Exercise objective
Only the lines from the line that has "Convert this diagram to TikZ code." through the line that has "(decr) at (760,659)" should be reproduced, exactly and with both ends kept.

○ ○ ○ ○

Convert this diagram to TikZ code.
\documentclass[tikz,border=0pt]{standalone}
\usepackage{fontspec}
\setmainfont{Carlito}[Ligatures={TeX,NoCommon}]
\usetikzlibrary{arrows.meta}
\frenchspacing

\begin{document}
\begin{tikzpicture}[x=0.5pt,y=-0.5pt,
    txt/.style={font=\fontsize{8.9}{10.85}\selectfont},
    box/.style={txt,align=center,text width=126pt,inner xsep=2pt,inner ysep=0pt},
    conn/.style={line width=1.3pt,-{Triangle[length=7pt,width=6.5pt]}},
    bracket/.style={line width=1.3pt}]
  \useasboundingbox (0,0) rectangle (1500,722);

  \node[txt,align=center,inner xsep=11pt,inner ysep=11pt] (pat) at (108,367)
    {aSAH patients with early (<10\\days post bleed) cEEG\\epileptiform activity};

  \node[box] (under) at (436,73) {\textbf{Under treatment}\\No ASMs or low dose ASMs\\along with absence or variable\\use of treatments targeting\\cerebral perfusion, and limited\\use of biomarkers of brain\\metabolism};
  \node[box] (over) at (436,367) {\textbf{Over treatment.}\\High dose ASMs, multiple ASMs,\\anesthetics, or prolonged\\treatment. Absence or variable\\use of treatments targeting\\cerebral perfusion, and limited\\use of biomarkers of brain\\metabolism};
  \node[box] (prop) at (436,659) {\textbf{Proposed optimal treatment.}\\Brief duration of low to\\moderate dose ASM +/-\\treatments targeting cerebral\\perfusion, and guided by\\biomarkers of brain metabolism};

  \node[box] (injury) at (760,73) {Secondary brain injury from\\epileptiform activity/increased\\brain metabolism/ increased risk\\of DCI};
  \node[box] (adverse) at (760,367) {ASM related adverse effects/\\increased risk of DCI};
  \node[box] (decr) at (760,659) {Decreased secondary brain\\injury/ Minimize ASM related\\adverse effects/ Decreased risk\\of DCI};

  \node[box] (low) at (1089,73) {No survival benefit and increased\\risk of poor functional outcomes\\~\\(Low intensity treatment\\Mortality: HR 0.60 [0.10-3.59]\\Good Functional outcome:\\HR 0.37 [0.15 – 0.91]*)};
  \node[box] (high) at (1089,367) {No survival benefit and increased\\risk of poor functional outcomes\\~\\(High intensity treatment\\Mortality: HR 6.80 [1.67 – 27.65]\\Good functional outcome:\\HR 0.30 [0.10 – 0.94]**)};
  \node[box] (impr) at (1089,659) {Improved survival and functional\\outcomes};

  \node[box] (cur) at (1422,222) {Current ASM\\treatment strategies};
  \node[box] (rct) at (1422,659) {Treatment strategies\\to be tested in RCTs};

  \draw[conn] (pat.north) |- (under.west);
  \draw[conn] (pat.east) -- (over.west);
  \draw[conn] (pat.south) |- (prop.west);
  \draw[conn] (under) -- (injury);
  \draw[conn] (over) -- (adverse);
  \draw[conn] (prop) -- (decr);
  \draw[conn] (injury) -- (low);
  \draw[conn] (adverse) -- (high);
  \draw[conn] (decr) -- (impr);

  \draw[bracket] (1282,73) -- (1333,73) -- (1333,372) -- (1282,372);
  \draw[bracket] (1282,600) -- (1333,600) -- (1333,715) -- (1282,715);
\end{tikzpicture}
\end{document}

○ ○ ○ ○

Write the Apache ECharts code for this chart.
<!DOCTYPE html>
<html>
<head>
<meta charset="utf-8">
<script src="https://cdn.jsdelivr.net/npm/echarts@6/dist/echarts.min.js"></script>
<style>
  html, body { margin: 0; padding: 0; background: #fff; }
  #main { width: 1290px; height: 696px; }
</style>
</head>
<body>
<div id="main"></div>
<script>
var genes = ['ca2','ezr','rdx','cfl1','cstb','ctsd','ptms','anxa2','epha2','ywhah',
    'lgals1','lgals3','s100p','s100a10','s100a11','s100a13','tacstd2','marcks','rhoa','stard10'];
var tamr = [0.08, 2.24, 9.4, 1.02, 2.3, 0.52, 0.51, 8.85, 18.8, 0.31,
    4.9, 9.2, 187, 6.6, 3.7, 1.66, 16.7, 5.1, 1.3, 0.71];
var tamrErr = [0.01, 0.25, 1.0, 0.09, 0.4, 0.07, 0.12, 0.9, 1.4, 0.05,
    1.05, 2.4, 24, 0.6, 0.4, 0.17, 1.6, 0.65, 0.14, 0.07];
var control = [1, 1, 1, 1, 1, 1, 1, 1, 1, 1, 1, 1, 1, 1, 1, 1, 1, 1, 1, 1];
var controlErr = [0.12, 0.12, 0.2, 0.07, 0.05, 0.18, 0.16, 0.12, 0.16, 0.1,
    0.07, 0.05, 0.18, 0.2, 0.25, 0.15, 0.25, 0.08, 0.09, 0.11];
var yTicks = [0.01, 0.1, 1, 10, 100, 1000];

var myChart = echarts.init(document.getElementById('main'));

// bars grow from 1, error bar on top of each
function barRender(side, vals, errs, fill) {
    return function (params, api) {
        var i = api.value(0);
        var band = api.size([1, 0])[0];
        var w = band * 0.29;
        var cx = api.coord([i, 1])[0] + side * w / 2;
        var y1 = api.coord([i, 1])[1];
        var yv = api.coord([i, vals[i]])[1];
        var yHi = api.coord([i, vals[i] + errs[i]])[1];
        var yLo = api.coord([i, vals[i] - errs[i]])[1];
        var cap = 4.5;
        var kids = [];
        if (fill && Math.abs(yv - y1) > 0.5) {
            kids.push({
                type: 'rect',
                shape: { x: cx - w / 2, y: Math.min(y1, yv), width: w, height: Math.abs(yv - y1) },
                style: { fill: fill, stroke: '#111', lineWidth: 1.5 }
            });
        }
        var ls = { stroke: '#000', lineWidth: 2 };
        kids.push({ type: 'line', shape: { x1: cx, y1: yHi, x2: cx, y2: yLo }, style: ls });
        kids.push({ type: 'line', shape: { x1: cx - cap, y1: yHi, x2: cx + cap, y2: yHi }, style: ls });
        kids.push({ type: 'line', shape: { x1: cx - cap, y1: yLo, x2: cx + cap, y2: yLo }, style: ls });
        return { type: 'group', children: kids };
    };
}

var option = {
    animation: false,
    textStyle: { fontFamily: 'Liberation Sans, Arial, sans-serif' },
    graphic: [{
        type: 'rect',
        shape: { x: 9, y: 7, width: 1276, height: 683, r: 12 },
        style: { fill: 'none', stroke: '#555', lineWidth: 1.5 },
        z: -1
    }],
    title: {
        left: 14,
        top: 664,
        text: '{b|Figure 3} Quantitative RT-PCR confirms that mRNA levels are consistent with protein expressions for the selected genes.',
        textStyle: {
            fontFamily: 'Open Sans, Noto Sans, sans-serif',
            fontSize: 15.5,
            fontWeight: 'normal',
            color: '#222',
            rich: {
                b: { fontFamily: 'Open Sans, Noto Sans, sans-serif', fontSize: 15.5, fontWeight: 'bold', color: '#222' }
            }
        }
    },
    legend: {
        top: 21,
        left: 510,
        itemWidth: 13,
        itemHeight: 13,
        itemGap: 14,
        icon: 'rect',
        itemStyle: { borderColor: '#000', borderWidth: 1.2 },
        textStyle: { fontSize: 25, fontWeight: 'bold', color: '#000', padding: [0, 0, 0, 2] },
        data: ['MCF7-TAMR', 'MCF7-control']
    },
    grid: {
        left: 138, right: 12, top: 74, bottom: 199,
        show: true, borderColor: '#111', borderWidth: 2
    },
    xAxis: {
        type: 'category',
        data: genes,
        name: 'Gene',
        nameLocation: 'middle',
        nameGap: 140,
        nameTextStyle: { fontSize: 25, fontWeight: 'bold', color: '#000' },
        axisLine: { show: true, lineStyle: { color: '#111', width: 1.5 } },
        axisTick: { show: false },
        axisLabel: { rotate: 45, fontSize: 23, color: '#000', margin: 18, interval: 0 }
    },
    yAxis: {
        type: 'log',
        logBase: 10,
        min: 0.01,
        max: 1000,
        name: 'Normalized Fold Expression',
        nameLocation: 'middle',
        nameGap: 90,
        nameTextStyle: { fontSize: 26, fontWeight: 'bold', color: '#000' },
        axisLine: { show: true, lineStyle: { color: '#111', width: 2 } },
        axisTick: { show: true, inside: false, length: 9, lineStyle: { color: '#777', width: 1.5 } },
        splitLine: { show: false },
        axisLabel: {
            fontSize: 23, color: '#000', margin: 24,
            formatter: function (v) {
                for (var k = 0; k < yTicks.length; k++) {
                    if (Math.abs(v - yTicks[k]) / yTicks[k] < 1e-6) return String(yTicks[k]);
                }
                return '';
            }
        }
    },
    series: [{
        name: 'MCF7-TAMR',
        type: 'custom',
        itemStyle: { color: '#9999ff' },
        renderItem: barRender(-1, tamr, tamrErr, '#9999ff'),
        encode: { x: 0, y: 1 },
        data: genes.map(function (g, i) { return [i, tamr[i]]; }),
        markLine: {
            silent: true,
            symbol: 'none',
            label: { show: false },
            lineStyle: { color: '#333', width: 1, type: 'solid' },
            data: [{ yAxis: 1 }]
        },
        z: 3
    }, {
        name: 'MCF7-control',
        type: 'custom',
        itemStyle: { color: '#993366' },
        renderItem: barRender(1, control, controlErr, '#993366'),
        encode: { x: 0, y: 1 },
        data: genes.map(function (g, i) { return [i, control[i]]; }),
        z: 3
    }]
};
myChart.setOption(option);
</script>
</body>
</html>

○ ○ ○ ○

Written reply
Convert this diagram to TikZ code.
\documentclass[tikz,border=0pt]{standalone}
\usepackage{fontspec}
\setmainfont{Carlito}[Ligatures={TeX,NoCommon}]
\usetikzlibrary{arrows.meta}
\frenchspacing

\begin{document}
\begin{tikzpicture}[x=0.5pt,y=-0.5pt,
    txt/.style={font=\fontsize{8.9}{10.85}\selectfont},
    box/.style={txt,align=center,text width=126pt,inner xsep=2pt,inner ysep=0pt},
    conn/.style={line width=1.3pt,-{Triangle[length=7pt,width=6.5pt]}},
    bracket/.style={line width=1.3pt}]
  \useasboundingbox (0,0) rectangle (1500,722);

  \node[txt,align=center,inner xsep=11pt,inner ysep=11pt] (pat) at (108,367)
    {aSAH patients with early (<10\\days post bleed) cEEG\\epileptiform activity};

  \node[box] (under) at (436,73) {\textbf{Under treatment}\\No ASMs or low dose ASMs\\along with absence or variable\\use of treatments targeting\\cerebral perfusion, and limited\\use of biomarkers of brain\\metabolism};
  \node[box] (over) at (436,367) {\textbf{Over treatment.}\\High dose ASMs, multiple ASMs,\\anesthetics, or prolonged\\treatment. Absence or variable\\use of treatments targeting\\cerebral perfusion, and limited\\use of biomarkers of brain\\metabolism};
  \node[box] (prop) at (436,659) {\textbf{Proposed optimal treatment.}\\Brief duration of low to\\moderate dose ASM +/-\\treatments targeting cerebral\\perfusion, and guided by\\biomarkers of brain metabolism};

  \node[box] (injury) at (760,73) {Secondary brain injury from\\epileptiform activity/increased\\brain metabolism/ increased risk\\of DCI};
  \node[box] (adverse) at (760,367) {ASM related adverse effects/\\increased risk of DCI};
  \node[box] (decr) at (760,659) {Decreased secondary brain\\injury/ Minimize ASM related\\adverse effects/ Decreased risk\\of DCI};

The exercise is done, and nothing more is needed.